When Outsourcing Makes Sense for Legal Mail
Outsourcing law firm Certified Mail is not automatically the right answer for every practice. A small firm with very low volume may be comfortable handling mail in-house. If the team sends only occasional Certified Mail and already maintains good records, the savings from a more formal system may be modest.
The equation changes when volume, deadlines, or documentation demands increase. Firms that send recurring legal notices often reach a point where in-house processing costs more than expected. The direct postage cost is easy to see. The hidden cost is staff time spent printing, sorting, applying forms, making post office runs, and later hunting for proof.
A specialized compliance mailing platform can reduce that burden by turning legal mail into a submission workflow. Instead of manually assembling each piece, staff upload PDFs, manage address data, choose the mailing service, and rely on the system to print, address, mail, and track the documents. That model is especially useful when the firm needs same-business-day processing, centralized reporting, and long-term record retention.
The best fit is usually a firm or legal department that values audit-ready documentation and wants fewer manual touchpoints. The trade-off is that the organization needs to adopt a more disciplined submission process. In practice, that is often a positive change because disciplined intake produces better mailing records.
What to Look for in a Certified Mail Process for Law Firms
The details matter. A legal mail solution should support USPS Certified Mail in a way that preserves proof of mailing, USPS acceptance, in-route tracking, and delivery confirmation. For some use cases, Return Receipt Signature confirmation may also be appropriate, although that depends on what the firm needs to prove and whether signature evidence adds meaningful value in the matter.
Firms should also think beyond the mailpiece itself. Reporting, searchable history, and record retention are not side features. They are part of the compliance value. If a mailing platform can retain records for years and produce clear tracking reports, that can save substantial time when a client, regulator, court, or internal auditor asks for documentation.
Integration also deserves attention. A manual upload portal may be enough for occasional batches. Higher-volume operations often benefit from API or SFTP workflows that connect case management, billing, or compliance systems directly to mail production. That reduces duplicate data entry and helps maintain consistency across recurring notice campaigns.
Security and process control are part of the same evaluation. Legal mail often contains sensitive information. Firms should expect a business-grade process with clear handling controls, not a generic consumer mailing tool.

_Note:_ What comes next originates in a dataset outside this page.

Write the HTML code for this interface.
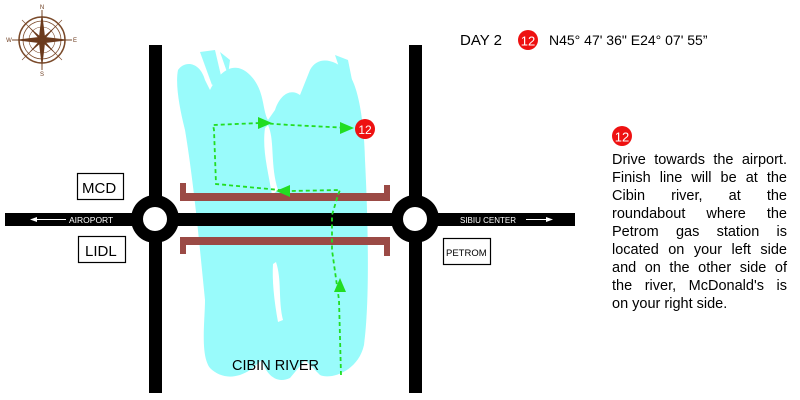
<!DOCTYPE html>
<html><head><style>
body{margin:0;background:#fff;}
svg{display:block;}
.t{font-family:"Liberation Sans",Arial,sans-serif;}
#desc{position:absolute;left:612px;top:151px;width:175px;font-family:"Liberation Sans",Arial,sans-serif;font-size:14.5px;line-height:18px;color:#000;}
#desc div{text-align:justify;text-align-last:justify;white-space:nowrap;height:18px;}
#desc div.l{text-align-last:left;}
</style></head><body>
<div style="position:relative;width:800px;height:400px;overflow:hidden">
<svg width="800" height="400" viewBox="0 0 800 400">
<g stroke="#7a4a2a" fill="none">
<circle cx="42" cy="40" r="23" stroke-width="1.5"/>
<circle cx="42" cy="40" r="19" stroke-width="0.8"/>
<circle cx="42" cy="40" r="13" stroke-width="0.6"/>
<line x1="12" y1="40" x2="72" y2="40" stroke-width="1"/>
<line x1="42" y1="10" x2="42" y2="70" stroke-width="1"/>
<line x1="22" y1="20" x2="62" y2="60" stroke-width="0.6"/>
<line x1="62" y1="20" x2="22" y2="60" stroke-width="0.6"/>
</g>
<g fill="#6b3a1c">
<polygon points="42,12 45,37 42,40 39,37"/>
<polygon points="42,68 45,43 42,40 39,43"/>
<polygon points="14,40 39,37 42,40 39,43"/>
<polygon points="70,40 45,37 42,40 45,43"/>
<polygon points="28,26 42,38 40,40"/>
<polygon points="56,54 42,42 44,40"/>
<polygon points="56,26 42,38 44,40"/>
<polygon points="28,54 42,42 40,40"/>
</g>
<g class="t" font-size="6" fill="#6b3a1c" text-anchor="middle">
<text x="42" y="9">N</text><text x="42" y="76">S</text><text x="9" y="42">W</text><text x="75" y="42">E</text>
</g>
<g fill="#99fbfb">
<path d="M178,70 C185,60 200,62 205,80 L210,90 C220,70 235,60 250,75 C265,90 262,110 268,120 L275,110 C280,95 290,88 300,95 L310,70 C318,55 335,60 345,70 C358,80 364,120 365,160 C368,220 370,300 364,345 C358,372 330,380 320,375 L305,360 L290,378 C275,385 265,372 262,360 L250,370 C235,380 220,378 210,368 C200,355 205,320 205,300 L200,250 C195,200 190,160 185,130 C180,110 175,85 178,70 Z"/>
<path d="M200,52 L215,50 L222,80 L212,85 Z"/>
<path d="M220,52 L230,60 L228,75 Z"/>
<path d="M335,55 L348,60 L352,80 L340,70 Z"/>
</g>
<g fill="#fff">
<path d="M268,125 C275,140 270,165 278,190 L272,195 C268,170 262,150 265,128 Z"/>
<path d="M276,262 C282,280 278,300 283,320 L278,322 C274,300 272,280 273,264 Z"/>
</g>
<g fill="#9b4a45">
<rect x="180" y="193" width="210" height="8"/>
<rect x="180" y="183" width="6" height="18"/>
<rect x="384" y="185" width="6" height="16"/>
<rect x="180" y="237" width="210" height="8"/>
<rect x="180" y="237" width="6" height="17"/>
<rect x="384" y="237" width="6" height="19"/>
</g>
<g fill="#000">
<rect x="149" y="45" width="13" height="348"/>
<rect x="409" y="45" width="13" height="348"/>
<rect x="5" y="213" width="570" height="13"/>
<circle cx="155" cy="219" r="24"/>
<circle cx="415" cy="219" r="24"/>
</g>
<circle cx="155" cy="219" r="12" fill="#fff"/>
<circle cx="415" cy="219" r="12" fill="#fff"/>
<g stroke="#fff" stroke-width="1" fill="#fff">
<line x1="34" y1="219.5" x2="66" y2="219.5"/>
<polygon points="30,219.5 37,217 37,222" stroke="none"/>
<line x1="526" y1="219.5" x2="548" y2="219.5"/>
<polygon points="553,219.5 546,217 546,222" stroke="none"/>
</g>
<text class="t" x="69" y="223" font-size="8.5" fill="#fff">AIROPORT</text>
<text class="t" x="460" y="223" font-size="8" fill="#fff">SIBIU CENTER</text>
<g fill="#fff" stroke="#000" stroke-width="1.2">
<rect x="77.5" y="173.5" width="46" height="26"/>
<rect x="78.5" y="236.5" width="47" height="26"/>
<rect x="443.5" y="238.5" width="47" height="26"/>
</g>
<text class="t" x="82" y="193" font-size="15">MCD</text>
<text class="t" x="85" y="256" font-size="15">LIDL</text>
<text class="t" x="446" y="256" font-size="9.5">PETROM</text>
<text class="t" x="232" y="370" font-size="14.5">CIBIN RIVER</text>
<g stroke="#22dd22" stroke-width="1.8" fill="none" stroke-dasharray="4,3">
<path d="M341,375 L339,300 L332,250 L332,215 L338,195 L340,190 L290,191 L216,184 L214,130 L213,125 L260,123 L290,125 L350,128"/>
</g>
<g fill="#22dd22">
<polygon points="340,278 334,292 346,292"/>
<polygon points="276,191 290,185 290,197"/>
<polygon points="272,123 258,117 258,129"/>
<polygon points="354,128 340,122 340,134"/>
</g>
<circle cx="365" cy="129" r="10" fill="#ee1111"/>
<text class="t" x="365" y="134" font-size="12" fill="#fff" text-anchor="middle">12</text>
<text class="t" x="460" y="45" font-size="15">DAY 2</text>
<circle cx="528" cy="40" r="10" fill="#ee1111"/>
<text class="t" x="528" y="45.5" font-size="13" fill="#fff" text-anchor="middle">12</text>
<text class="t" x="549" y="45" font-size="14">N45° 47' 36" E24° 07' 55”</text>
<circle cx="622" cy="136" r="10" fill="#ee1111"/>
<text class="t" x="622" y="141.5" font-size="13" fill="#fff" text-anchor="middle">12</text>
</svg>
<div id="desc">
<div>Drive towards the airport.</div>
<div>Finish line will be at the</div>
<div>Cibin river, at the</div>
<div>roundabout where the</div>
<div>Petrom gas station is</div>
<div>located on your left side</div>
<div>and on the other side of</div>
<div>the river, McDonald's is</div>
<div class="l">on your right side.</div>
</div>
</div>
</body></html>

Certified Mail is Only Useful If the Record Holds Up
There is a common assumption that using Certified Mail automatically solves notice problems. It does not. Certified Mail is useful because it creates documented events, but those records only help when the firm can retrieve and explain them.

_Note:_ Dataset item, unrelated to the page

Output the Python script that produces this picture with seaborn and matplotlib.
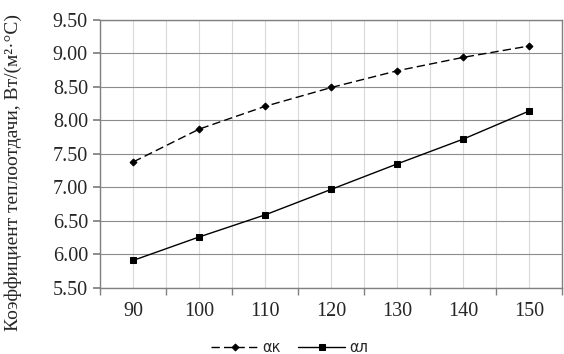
import numpy as np
import pandas as pd
import seaborn as sns
import matplotlib
matplotlib.use("Agg")
import matplotlib.pyplot as plt
from matplotlib.ticker import MultipleLocator, FixedLocator

# data
temps = ["90", "100", "110", "120", "130", "140", "150"]
alpha_k = [7.38, 7.87, 8.21, 8.49, 8.74, 8.94, 9.11]
alpha_l = [5.91, 6.26, 6.59, 6.97, 7.35, 7.72, 8.14]

sns.set_theme(style="white")
plt.rcParams["font.family"] = ["Liberation Serif", "DejaVu Serif"]

pos = np.arange(len(temps))
df = pd.DataFrame({"pos": pos, "ak": alpha_k, "al": alpha_l})

fig, ax = plt.subplots(figsize=(5.64, 3.54), dpi=100)
fig.subplots_adjust(left=0.178, right=0.997, top=0.944, bottom=0.187)

sns.lineplot(data=df, x="pos", y="ak", ax=ax, color="black", lw=1.0,
             marker="D", markersize=3.5, markeredgecolor="black",
             linestyle=(0, (6, 3)), label="αк")
sns.lineplot(data=df, x="pos", y="al", ax=ax, color="black", lw=1.0,
             marker="s", markersize=4, markeredgecolor="black",
             label="αл")

ax.set_xlim(-0.5, len(temps) - 0.5)
ax.set_ylim(5.5, 9.5)
ax.yaxis.set_major_locator(MultipleLocator(0.5))
ax.yaxis.set_major_formatter(plt.FuncFormatter(lambda v, p: f"{v:.2f}"))

ax.set_xticks(pos)
ax.set_xticklabels(temps)
ax.xaxis.set_minor_locator(FixedLocator(np.arange(-0.5, len(temps), 1.0)))
ax.tick_params(axis="x", which="major", length=0, pad=10, labelsize=14.5)
ax.tick_params(axis="x", which="minor", length=5, color="#808080", bottom=True)
ax.tick_params(axis="y", which="major", length=5, color="#808080", left=True,
               labelsize=14.5, pad=4)

ax.grid(axis="y", which="major", color="#8c8c8c", lw=0.8)
ax.grid(axis="x", which="both", color="#d9d9d9", lw=0.8)
ax.set_axisbelow(True)
for s in ax.spines.values():
    s.set_color("#808080")
    s.set_linewidth(1.0)

ax.set_xlabel("")
ax.set_ylabel("Коэффициент теплоотдачи, Вт/(м²·°С)", fontsize=14)
ax.yaxis.set_label_coords(-0.17, 0.43)

leg = ax.legend(loc="upper center", bbox_to_anchor=(0.41, -0.145), ncol=2,
                frameon=False, handlelength=3.2, columnspacing=1.2,
                handletextpad=0.3,
                prop={"family": "DejaVu Sans", "size": 10.5})

fig.savefig("out.png", dpi=100)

If a mailing record is incomplete, detached from the matter file, or dependent on paper receipts stored in a drawer, the practical value drops. The firm may still have mailed the letter, but proving the full history becomes harder than it should be.
That is why process discipline matters as much as postal service selection. A law office that sends formal notices through a controlled, trackable workflow is in a stronger position than one that relies on ad hoc office routines. The mail class supports the record. The workflow makes the record usable.
For firms handling recurring legal notices, this is less about convenience and more about control. A platform such as Send Certified Mail fits that need by combining document submission, USPS mailing, tracking, and long-term record retention in one operational process.
The right Certified Mail workflow should let your team spend less time proving that routine tasks were completed and more time moving the matter forward with confidence.